Personal information
- Date of birth: 4 April 2002 (age 24)
- Place of birth: Nederweert, Netherlands
- Height: 1.84 m (6 ft 0 in)
- Position: Midfielder

Youth career
- Merefeldia
- 2011–2019: VVV

Senior career*
- Years: Team / Apps / (Gls)
- 2019–2022: VVV / 17 / (2)
- 2021: → Helmond Sport (loan) / 12 / (0)
- 2022: → Helmond Sport (loan) / 7 / (0)
- 2022: UNA / 10 / (0)
- 2023–: Merefeldia

= Aaron Bastiaans =

Dutch professional footballer

Aaron Bastiaans (born 4 April 2002) is a Dutch footballer who plays as a midfielder.

==Professional career==
On 18 April 2019, Bastiaans signed his first professional contract with VVV-Venlo.

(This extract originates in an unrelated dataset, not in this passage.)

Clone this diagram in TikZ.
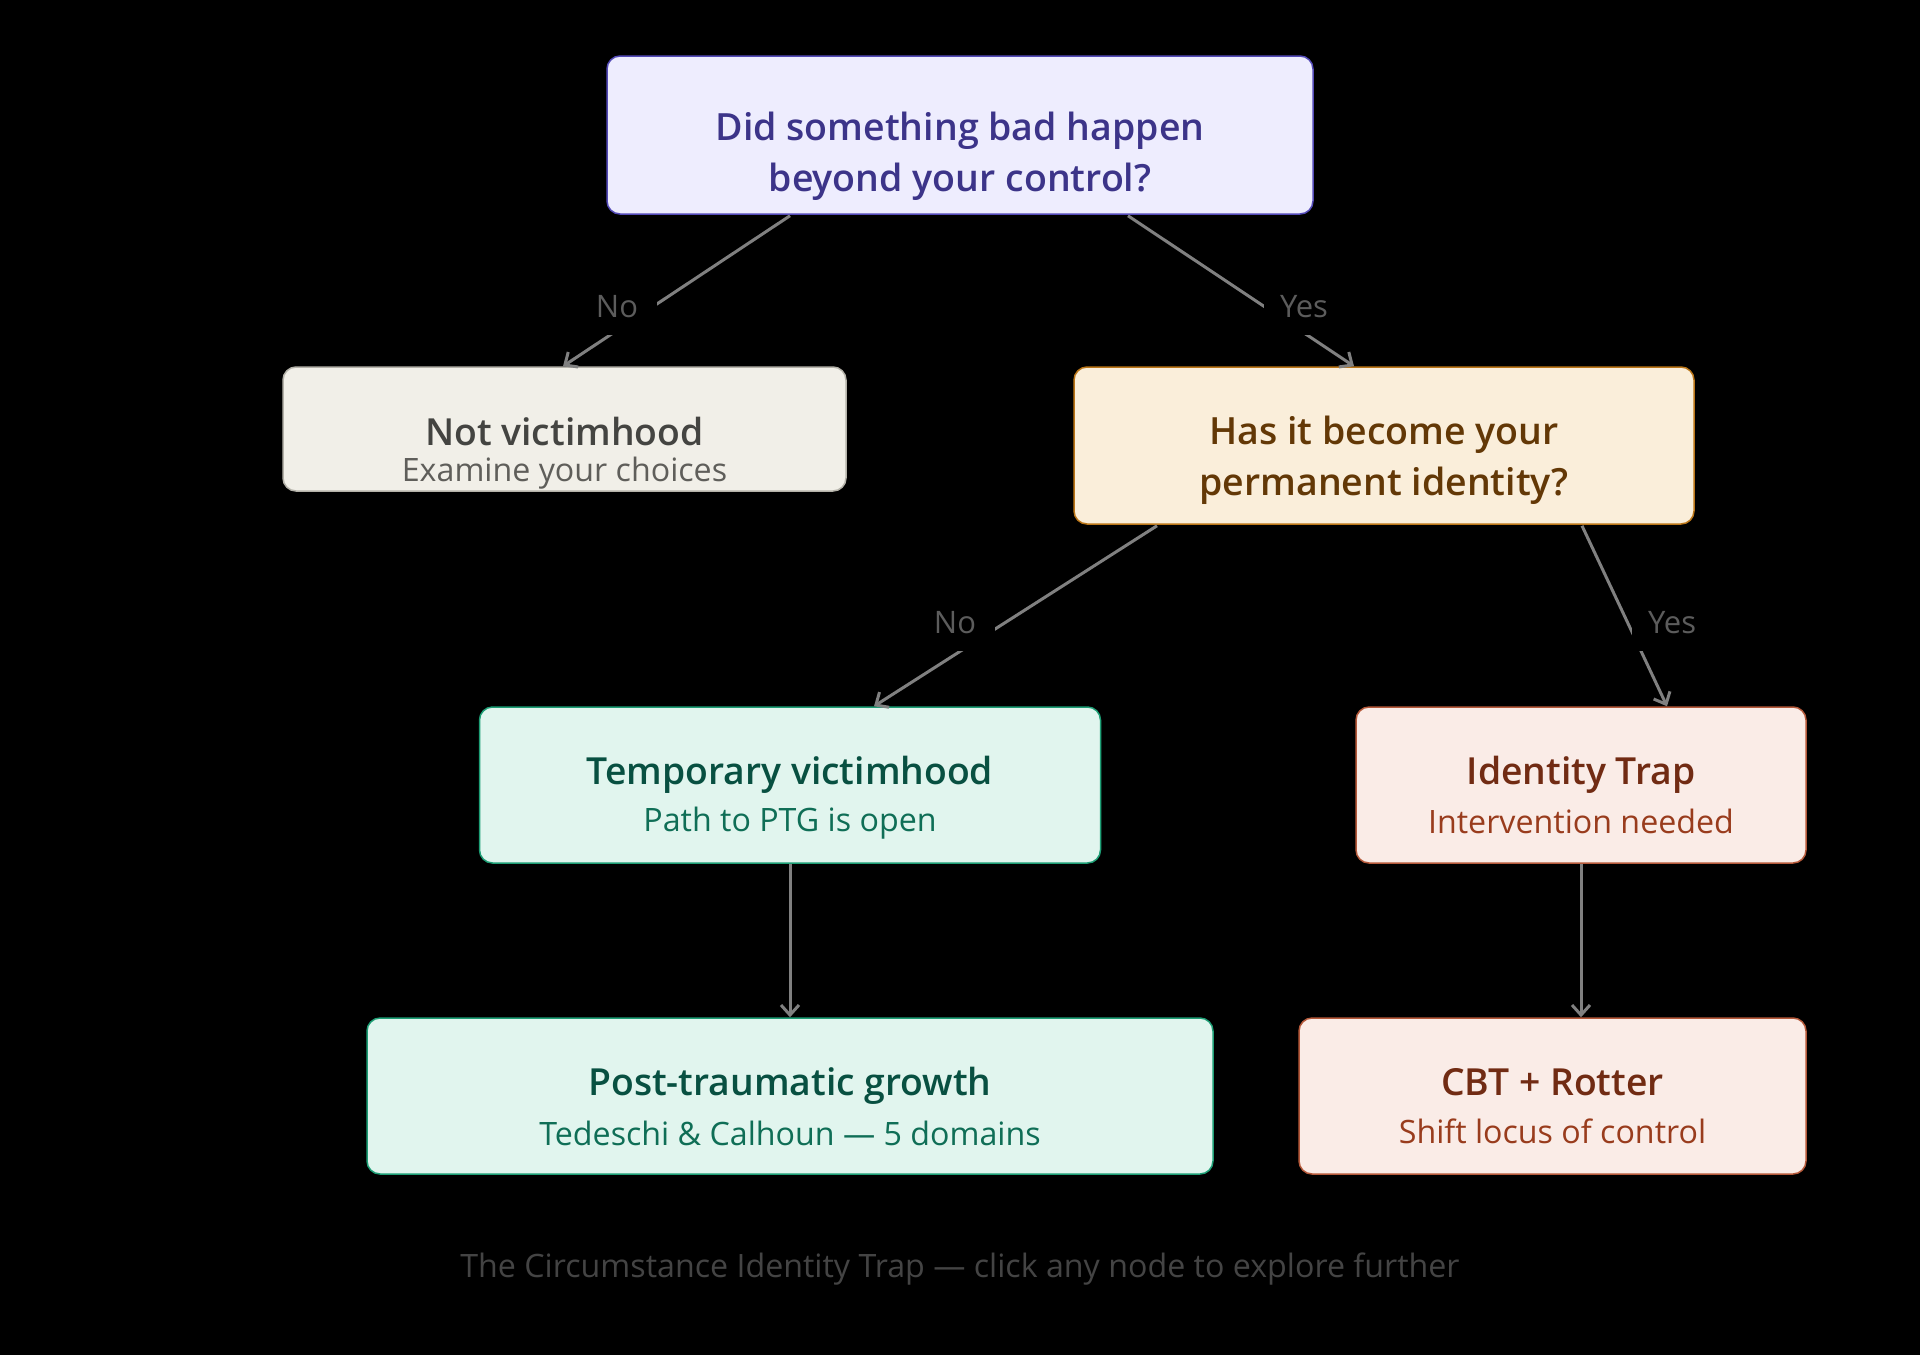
\documentclass[tikz,border=0pt]{standalone}
\usepackage{fontspec}
\setmainfont{Open Sans}[BoldFont={Open Sans Semibold}]
\usetikzlibrary{arrows.meta,calc}
\definecolor{pfill}{HTML}{EEEDFE}\definecolor{pdraw}{HTML}{534AB7}\definecolor{ptext}{HTML}{3C3489}
\definecolor{gfill}{HTML}{F1EFE8}\definecolor{gdraw}{HTML}{B4B2A9}\definecolor{gtext}{HTML}{444441}\definecolor{gsub}{HTML}{5F5E5A}
\definecolor{afill}{HTML}{FAEEDA}\definecolor{adraw}{HTML}{BA7517}\definecolor{atext}{HTML}{633806}
\definecolor{tfill}{HTML}{E1F5EE}\definecolor{tdraw}{HTML}{1D9E75}\definecolor{ttext}{HTML}{085041}\definecolor{tsub}{HTML}{0F6E56}
\definecolor{cfill}{HTML}{FAECE7}\definecolor{cdraw}{HTML}{B5593A}\definecolor{ctext}{HTML}{712B13}\definecolor{csub}{HTML}{993C1D}
\definecolor{edgec}{HTML}{808080}\definecolor{lblc}{HTML}{5C5C5C}\definecolor{capc}{HTML}{444444}
\begin{document}
\begin{tikzpicture}[x=1pt,y=-1pt,
  box/.style={rounded corners=13pt, line width=1.5pt, inner sep=0pt},
  ttl/.style={inner sep=0pt, font=\bfseries\fontsize{37.3}{44}\selectfont},
  qst/.style={inner sep=0pt, font=\bfseries\fontsize{37.5}{44}\selectfont},
  sub/.style={inner sep=0pt, font=\fontsize{32.2}{38}\selectfont},
  conn/.style={draw=edgec, line width=3pt, -{Straight Barb[length=10pt,width=18pt]}},
  lbl/.style={fill=black, inner sep=0pt, minimum width=80pt, minimum height=56pt, text=lblc, font=\fontsize{31}{36}\selectfont}]
\fill[black] (0,0) rectangle (1920,1355);
\useasboundingbox (0,0) rectangle (1920,1355);
% boxes
\node[box, fill=pfill, draw=pdraw, minimum width=706pt, minimum height=158pt] (q1) at (960,135) {};
\node[box, fill=gfill, draw=gdraw, minimum width=563pt, minimum height=124pt] (nv) at (564.5,429) {};
\node[box, fill=afill, draw=adraw, minimum width=620pt, minimum height=157pt] (q2) at (1384,445.5) {};
\node[box, fill=tfill, draw=tdraw, minimum width=621pt, minimum height=156pt] (tv) at (790,785) {};
\node[box, fill=cfill, draw=cdraw, minimum width=450pt, minimum height=156pt] (it) at (1581,785) {};
\node[box, fill=tfill, draw=tdraw, minimum width=846pt, minimum height=156pt] (ptg) at (790,1096) {};
\node[box, fill=cfill, draw=cdraw, minimum width=507pt, minimum height=156pt] (cbt) at (1552.5,1096) {};
% texts
\node[qst, text=ptext] (q1a) at (960,131) {Did something bad happen};
\node[qst, text=ptext] (q1b) at (960,182) {beyond your control?};
\node[ttl, text=gtext] (nva) at (564.5,432) {Not victimhood};
\node[sub, text=gsub] (nvb) at (564.5,473) {Examine your choices};
\node[qst, text=atext] (q2a) at (1384,435) {Has it become your};
\node[qst, text=atext] (q2b) at (1384,486) {permanent identity?};
\node[ttl, text=ttext] (tva) at (790,775) {Temporary victimhood};
\node[sub, text=tsub] (tvb) at (790,823) {Path to PTG is open};
\node[ttl, text=ctext] (ita) at (1581,775) {Identity Trap};
\node[sub, text=csub] (itb) at (1581,821) {Intervention needed};
\node[ttl, text=ttext] (ptga) at (790,1086) {Post-traumatic growth};
\node[sub, text=tsub] (ptgb) at (790,1133) {Tedeschi \& Calhoun — 5 domains};
\node[ttl, text=ctext] (cbta) at (1552.5,1082) {CBT + Rotter};
\node[sub, text=csub] (cbtb) at (1552.5,1131) {Shift locus of control};
\node[inner sep=0pt, text=capc, font=\fontsize{32.2}{38}\selectfont] (cap) at (960,1269) {The Circumstance Identity Trap — click any node to explore further};
% connectors
\draw[conn] ($(q1.south)+(-170,1)$) -- (nv.north -| 563,0);
\draw[conn] ($(q1.south)+(168,1)$) -- ($(q2.north)+(-30,0)$);
\draw[conn] ($(q2.south)+(-227,1)$) -- ($(tv.north)+(84,0)$);
\draw[conn] ($(q2.south)+(198,1)$) -- ($(it.north)+(86,0)$);
\draw[conn] (tv.south) -- (ptg.north);
\draw[conn] (it.south) -- (it.south |- cbt.north);
% edge labels
\node[lbl] (l1) at (617,307) {No};
\node[lbl] (l2) at (1304,307) {Yes};
\node[lbl] (l3) at (955,623) {No};
\node[lbl] (l4) at (1672,623) {Yes};
\end{tikzpicture}
\end{document}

Bastiaans made his professional debut with VVV-Venlo in a 2-1 Eredivisie loss to PEC Zwolle on 14 December 2019, scoring his side's only goal in his debut.

On 1 February 2021, Baastians joined Helmond Sport on loan until the end of the season.

On 28 January 2022, Bastiaans returned to Helmond Sport on another loan.

On 17 August 2022, the contract between Bastiaans and VVV-Venlo was terminated by mutual consent. He then joined a fourth-tier Derde Divisie club VV UNA. In January 2023, Bastiaans rejoined boyhood club Merefeldia Nederweert.